- **DATA LINES**
════════════════
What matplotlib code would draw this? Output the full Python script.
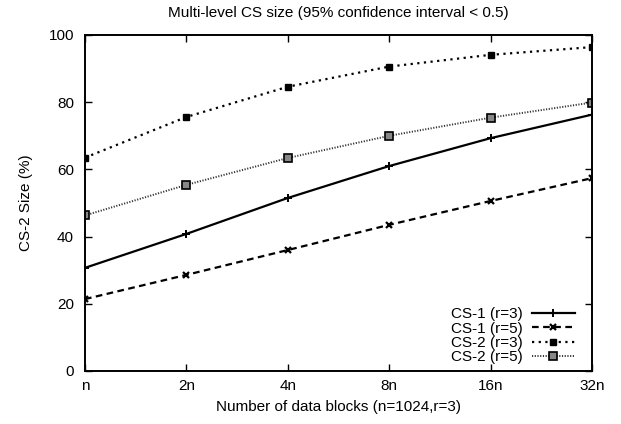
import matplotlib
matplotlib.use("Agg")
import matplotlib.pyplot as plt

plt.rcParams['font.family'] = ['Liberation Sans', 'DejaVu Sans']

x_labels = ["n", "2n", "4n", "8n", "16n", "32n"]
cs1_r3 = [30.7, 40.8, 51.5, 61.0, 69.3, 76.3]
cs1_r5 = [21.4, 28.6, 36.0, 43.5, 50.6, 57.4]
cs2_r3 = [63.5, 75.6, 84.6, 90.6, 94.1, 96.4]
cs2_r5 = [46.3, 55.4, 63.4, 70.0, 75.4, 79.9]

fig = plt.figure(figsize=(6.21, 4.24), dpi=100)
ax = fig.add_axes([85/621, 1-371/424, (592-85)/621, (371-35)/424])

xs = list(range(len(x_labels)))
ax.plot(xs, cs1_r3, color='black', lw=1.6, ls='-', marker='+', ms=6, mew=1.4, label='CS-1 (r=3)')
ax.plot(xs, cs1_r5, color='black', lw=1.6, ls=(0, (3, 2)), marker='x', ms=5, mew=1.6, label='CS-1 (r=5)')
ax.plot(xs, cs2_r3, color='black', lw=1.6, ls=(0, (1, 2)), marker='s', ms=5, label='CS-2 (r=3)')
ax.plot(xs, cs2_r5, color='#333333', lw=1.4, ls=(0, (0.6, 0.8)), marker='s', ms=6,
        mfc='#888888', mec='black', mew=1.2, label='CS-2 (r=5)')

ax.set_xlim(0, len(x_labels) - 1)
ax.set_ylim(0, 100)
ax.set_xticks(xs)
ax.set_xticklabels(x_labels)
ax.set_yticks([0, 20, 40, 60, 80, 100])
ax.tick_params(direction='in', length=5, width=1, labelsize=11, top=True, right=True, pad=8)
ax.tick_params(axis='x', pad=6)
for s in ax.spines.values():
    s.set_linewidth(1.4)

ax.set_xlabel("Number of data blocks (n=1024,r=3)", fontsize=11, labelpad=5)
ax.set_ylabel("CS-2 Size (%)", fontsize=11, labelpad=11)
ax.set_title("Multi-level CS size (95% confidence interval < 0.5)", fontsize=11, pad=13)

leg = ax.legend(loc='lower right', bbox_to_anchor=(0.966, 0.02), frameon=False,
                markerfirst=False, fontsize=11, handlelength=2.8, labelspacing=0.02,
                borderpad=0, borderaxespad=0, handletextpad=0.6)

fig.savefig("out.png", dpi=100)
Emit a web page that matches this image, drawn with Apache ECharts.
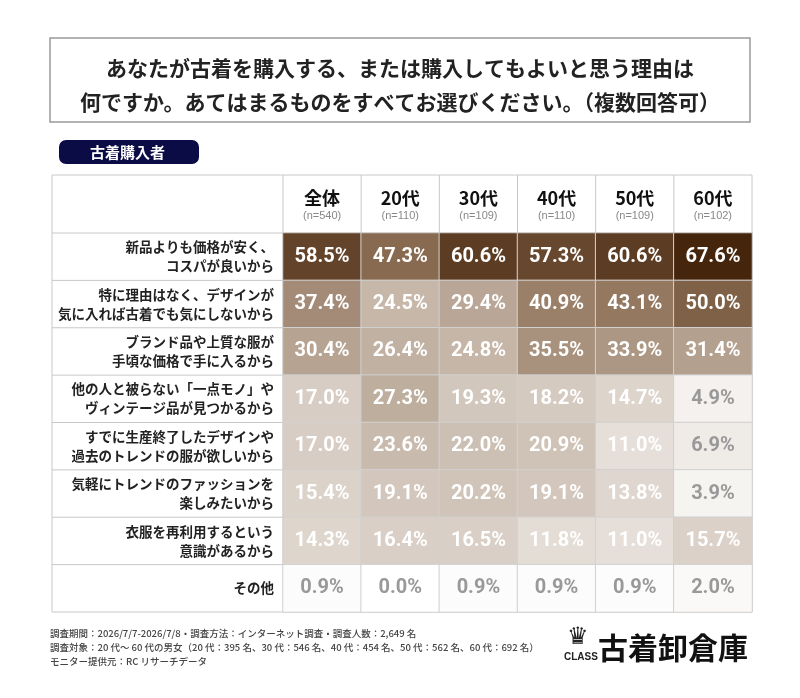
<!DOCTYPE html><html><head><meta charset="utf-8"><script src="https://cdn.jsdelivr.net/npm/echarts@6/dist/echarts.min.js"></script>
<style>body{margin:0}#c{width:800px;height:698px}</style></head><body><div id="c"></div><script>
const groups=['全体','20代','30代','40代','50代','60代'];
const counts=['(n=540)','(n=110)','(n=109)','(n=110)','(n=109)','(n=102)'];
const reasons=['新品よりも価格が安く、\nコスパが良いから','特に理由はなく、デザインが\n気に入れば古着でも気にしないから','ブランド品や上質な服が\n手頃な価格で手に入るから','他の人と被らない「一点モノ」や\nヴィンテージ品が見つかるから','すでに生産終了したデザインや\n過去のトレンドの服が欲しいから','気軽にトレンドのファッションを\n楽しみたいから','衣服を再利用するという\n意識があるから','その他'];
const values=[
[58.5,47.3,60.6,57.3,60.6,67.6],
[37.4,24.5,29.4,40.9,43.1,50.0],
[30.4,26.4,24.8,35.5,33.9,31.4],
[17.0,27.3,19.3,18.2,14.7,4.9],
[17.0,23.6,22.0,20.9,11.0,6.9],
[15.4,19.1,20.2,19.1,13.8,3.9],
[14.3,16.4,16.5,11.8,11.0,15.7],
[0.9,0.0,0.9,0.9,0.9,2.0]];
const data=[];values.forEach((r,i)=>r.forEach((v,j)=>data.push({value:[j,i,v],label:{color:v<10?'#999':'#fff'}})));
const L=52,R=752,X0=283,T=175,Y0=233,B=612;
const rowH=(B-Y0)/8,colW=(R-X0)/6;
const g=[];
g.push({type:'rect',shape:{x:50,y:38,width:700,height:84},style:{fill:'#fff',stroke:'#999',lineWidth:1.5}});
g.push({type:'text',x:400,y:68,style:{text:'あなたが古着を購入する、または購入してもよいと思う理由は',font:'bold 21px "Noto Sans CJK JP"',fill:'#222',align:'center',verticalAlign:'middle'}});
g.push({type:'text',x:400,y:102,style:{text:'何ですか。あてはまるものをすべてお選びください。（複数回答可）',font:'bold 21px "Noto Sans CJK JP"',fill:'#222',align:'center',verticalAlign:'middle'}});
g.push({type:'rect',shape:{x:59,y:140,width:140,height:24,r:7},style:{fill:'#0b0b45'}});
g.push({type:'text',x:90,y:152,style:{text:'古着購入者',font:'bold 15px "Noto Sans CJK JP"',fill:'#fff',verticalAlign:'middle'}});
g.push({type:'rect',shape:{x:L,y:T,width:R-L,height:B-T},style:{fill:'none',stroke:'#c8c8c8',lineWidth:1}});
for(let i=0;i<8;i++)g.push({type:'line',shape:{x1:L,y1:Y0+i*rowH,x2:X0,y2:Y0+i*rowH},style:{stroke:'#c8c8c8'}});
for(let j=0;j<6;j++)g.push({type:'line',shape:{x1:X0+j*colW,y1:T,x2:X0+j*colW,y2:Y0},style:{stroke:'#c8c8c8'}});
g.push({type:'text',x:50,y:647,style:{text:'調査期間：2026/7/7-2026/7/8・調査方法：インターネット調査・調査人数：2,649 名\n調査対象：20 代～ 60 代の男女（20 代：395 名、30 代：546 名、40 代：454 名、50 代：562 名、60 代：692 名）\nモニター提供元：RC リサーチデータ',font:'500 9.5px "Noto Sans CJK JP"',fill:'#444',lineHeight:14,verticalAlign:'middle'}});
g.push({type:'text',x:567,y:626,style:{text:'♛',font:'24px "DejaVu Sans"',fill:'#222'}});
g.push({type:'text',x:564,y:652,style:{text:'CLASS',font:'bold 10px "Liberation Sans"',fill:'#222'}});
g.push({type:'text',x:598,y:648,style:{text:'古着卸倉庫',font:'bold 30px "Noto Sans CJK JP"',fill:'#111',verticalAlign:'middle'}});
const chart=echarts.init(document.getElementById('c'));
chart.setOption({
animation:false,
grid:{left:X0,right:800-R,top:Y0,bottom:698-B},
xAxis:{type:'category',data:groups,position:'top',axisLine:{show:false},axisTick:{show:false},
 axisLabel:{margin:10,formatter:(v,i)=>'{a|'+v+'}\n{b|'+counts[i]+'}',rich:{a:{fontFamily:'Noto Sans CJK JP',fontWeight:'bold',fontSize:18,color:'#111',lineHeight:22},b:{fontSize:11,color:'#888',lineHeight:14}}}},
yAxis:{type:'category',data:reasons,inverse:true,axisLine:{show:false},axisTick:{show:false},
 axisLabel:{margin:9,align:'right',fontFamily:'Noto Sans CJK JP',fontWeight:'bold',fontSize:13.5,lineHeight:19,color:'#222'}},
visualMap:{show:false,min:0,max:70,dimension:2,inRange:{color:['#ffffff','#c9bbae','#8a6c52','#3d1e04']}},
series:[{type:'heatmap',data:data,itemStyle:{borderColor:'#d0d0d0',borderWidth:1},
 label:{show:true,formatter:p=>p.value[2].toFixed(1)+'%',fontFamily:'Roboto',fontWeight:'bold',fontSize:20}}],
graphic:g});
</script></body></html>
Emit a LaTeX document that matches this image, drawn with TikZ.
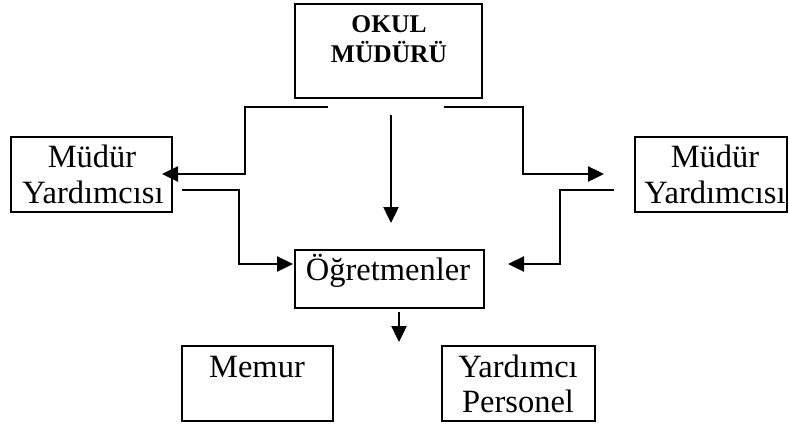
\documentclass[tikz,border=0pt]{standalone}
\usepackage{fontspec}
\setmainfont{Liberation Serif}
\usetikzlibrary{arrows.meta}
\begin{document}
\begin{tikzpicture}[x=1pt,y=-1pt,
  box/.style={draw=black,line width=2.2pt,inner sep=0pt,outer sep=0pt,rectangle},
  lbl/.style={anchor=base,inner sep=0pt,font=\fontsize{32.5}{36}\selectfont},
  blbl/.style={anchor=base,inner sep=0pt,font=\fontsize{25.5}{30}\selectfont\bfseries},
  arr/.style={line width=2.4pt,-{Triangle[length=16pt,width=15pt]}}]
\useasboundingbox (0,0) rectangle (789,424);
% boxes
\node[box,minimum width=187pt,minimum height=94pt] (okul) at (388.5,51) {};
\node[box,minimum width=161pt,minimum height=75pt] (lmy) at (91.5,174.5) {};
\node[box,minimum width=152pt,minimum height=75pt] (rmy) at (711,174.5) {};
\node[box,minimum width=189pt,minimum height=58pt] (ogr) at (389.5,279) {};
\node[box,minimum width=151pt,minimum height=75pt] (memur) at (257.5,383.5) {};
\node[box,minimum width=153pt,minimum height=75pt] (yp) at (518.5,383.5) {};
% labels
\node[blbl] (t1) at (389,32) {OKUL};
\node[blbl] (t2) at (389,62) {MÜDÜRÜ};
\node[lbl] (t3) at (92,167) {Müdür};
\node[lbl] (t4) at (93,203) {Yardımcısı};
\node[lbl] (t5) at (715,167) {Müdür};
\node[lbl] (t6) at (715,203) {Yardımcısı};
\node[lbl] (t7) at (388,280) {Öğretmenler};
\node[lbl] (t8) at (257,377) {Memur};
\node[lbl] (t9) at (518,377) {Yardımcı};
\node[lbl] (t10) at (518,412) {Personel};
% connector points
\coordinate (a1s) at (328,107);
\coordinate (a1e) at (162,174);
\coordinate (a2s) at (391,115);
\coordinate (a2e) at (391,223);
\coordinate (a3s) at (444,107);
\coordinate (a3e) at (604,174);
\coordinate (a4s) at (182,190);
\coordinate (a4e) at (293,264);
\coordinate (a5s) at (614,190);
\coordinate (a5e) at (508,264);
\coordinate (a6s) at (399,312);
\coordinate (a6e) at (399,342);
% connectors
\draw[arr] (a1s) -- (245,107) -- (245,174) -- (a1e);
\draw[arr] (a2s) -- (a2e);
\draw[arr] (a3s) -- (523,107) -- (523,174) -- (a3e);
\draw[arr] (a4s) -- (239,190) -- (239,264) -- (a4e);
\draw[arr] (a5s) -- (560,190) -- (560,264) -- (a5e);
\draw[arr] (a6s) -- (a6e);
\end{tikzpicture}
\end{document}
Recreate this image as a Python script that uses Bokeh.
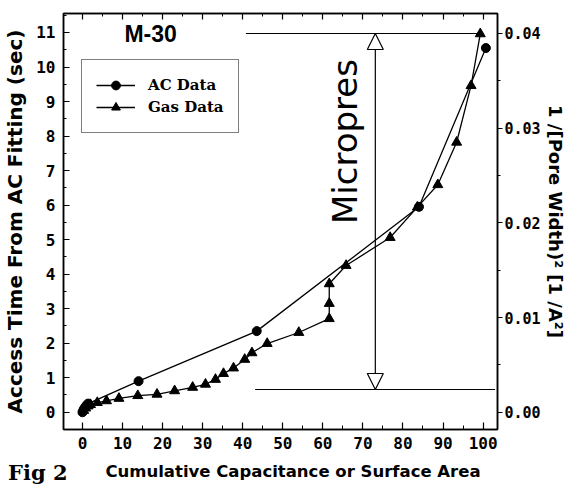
════════════════
- **YOUR OBJECTIVE**
Copy out each line of the listing that holds "matches".

- **TASK ANSWER**
Emit a web page that matches this image, drawn with Apache ECharts.
Emit a LaTeX document that matches this image, drawn with TikZ.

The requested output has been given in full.